The Dispatchers are Resource Managers, taking in to account which resources are available, how busy an area is, the severity of the casualty and the time it takes for Emergency Ambulances to reach an incident location. They then move the resources they have available to them around their geographical area. Even to our untrained eyes we could see there was a difference between an urban area such as Blackpool or Preston compared with Cumbria, where response times are more determined by the distances required to travel. The Dispatchers have to multi-task managing the resources at their disposal, and yes contrary to popular belief, there are men on the team doing this multi-tasking!
The question then moved to how Mountain Rescue are called out.
First question, how do they know when to call Mountain Rescue. This either is a ’gut feeling’ or is requested by the initial responding Emergency Ambulance. NWAS (Lancashire and Cumbria) can directly call out the Mid-Pennine Search & Rescue Organisation Teams, of which Bolton Mountain Rescue falls under, (and do such with the agreement of Lancashire Constabulary) whereas in Cumbria only Cumbria Constabulary generally have the authority to call on the services of the Lake District Mountain Rescue Teams, so any requests for assistance have to be passed through the Police.
After two hours it was time for us to leave. The time had flown by, Kath assumed we would be bored watching what the service does, the opposite was true, we were fascinated with what we saw.

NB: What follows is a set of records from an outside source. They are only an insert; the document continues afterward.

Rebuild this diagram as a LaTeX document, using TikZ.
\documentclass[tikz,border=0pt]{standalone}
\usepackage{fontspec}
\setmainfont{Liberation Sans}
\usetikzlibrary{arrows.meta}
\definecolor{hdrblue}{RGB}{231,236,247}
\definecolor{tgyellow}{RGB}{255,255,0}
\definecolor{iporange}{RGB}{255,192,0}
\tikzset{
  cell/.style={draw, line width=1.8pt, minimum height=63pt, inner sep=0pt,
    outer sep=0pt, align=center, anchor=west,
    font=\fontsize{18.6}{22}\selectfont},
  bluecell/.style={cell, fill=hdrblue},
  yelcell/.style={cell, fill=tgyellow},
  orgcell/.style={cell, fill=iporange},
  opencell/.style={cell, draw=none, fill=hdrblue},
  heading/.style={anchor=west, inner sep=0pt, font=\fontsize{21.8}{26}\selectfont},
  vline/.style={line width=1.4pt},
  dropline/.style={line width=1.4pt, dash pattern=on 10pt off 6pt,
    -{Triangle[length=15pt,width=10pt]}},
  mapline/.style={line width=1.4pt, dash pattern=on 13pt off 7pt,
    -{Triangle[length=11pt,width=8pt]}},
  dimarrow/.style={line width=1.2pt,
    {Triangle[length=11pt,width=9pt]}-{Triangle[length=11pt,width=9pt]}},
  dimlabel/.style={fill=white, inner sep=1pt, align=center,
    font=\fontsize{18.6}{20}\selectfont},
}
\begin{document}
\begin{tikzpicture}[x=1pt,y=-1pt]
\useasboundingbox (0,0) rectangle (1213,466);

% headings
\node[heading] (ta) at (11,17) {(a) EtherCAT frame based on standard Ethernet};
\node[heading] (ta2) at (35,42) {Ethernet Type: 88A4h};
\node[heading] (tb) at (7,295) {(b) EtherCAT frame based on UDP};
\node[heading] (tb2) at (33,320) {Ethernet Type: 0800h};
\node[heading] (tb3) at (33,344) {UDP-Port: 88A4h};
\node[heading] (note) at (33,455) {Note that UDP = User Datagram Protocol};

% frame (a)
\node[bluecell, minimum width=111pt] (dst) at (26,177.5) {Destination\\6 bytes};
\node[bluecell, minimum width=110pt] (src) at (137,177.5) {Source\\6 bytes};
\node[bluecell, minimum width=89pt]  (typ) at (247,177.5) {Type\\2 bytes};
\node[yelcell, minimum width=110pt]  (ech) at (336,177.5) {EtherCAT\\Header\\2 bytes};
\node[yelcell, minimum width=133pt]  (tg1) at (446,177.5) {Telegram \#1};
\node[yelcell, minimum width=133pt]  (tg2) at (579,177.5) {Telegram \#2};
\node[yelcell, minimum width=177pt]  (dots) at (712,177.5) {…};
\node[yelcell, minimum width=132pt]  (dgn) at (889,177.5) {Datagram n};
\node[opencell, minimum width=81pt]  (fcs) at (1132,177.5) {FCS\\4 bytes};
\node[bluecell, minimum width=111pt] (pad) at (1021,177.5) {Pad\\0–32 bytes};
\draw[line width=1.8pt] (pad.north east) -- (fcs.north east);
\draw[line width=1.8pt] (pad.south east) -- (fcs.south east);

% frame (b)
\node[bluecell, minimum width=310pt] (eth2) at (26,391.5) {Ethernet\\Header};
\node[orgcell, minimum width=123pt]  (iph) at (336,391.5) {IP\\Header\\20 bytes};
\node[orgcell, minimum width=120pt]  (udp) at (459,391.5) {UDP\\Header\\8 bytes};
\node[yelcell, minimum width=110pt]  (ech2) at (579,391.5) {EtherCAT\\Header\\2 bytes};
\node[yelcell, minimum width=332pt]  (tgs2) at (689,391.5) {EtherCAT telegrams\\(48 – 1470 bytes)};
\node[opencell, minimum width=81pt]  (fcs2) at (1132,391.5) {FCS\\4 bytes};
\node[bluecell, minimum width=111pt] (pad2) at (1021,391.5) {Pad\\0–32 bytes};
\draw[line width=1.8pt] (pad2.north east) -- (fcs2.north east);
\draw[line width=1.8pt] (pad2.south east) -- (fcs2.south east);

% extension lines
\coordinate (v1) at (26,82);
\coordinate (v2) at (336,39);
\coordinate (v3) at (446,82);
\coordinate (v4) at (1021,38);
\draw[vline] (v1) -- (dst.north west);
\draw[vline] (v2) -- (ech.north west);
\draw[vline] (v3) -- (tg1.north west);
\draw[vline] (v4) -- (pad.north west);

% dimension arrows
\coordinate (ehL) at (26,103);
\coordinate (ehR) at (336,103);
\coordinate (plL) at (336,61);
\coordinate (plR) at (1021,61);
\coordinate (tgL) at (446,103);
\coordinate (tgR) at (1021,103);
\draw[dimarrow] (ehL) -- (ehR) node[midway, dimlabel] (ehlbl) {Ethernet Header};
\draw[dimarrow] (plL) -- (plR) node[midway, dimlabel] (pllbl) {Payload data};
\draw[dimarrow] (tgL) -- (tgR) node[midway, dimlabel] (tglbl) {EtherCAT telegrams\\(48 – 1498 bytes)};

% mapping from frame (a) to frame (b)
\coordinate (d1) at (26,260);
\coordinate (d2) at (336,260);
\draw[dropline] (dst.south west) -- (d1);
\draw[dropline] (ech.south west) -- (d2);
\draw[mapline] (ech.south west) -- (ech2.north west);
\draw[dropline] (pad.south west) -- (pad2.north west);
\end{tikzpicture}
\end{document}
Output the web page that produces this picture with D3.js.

A number of the Dispatchers and EMDs had asked for an opportunity to see what the capabilities are of the Mountain Rescue Service, to give them a better idea of what we do and what our capabilities are. We will be organising a joint training / awareness opportunity with regards to this in the future so watch this space…
The team would like to thank the staff of both NWAS (Greater Manchester) Belle Vue and NWAS (Lancashire and Cumbria) Broughton Emergency Control Centres for sharing their working practices with ourselves, which helps us to build an understanding of the whole process with regards to Ambulance Control calling on our services.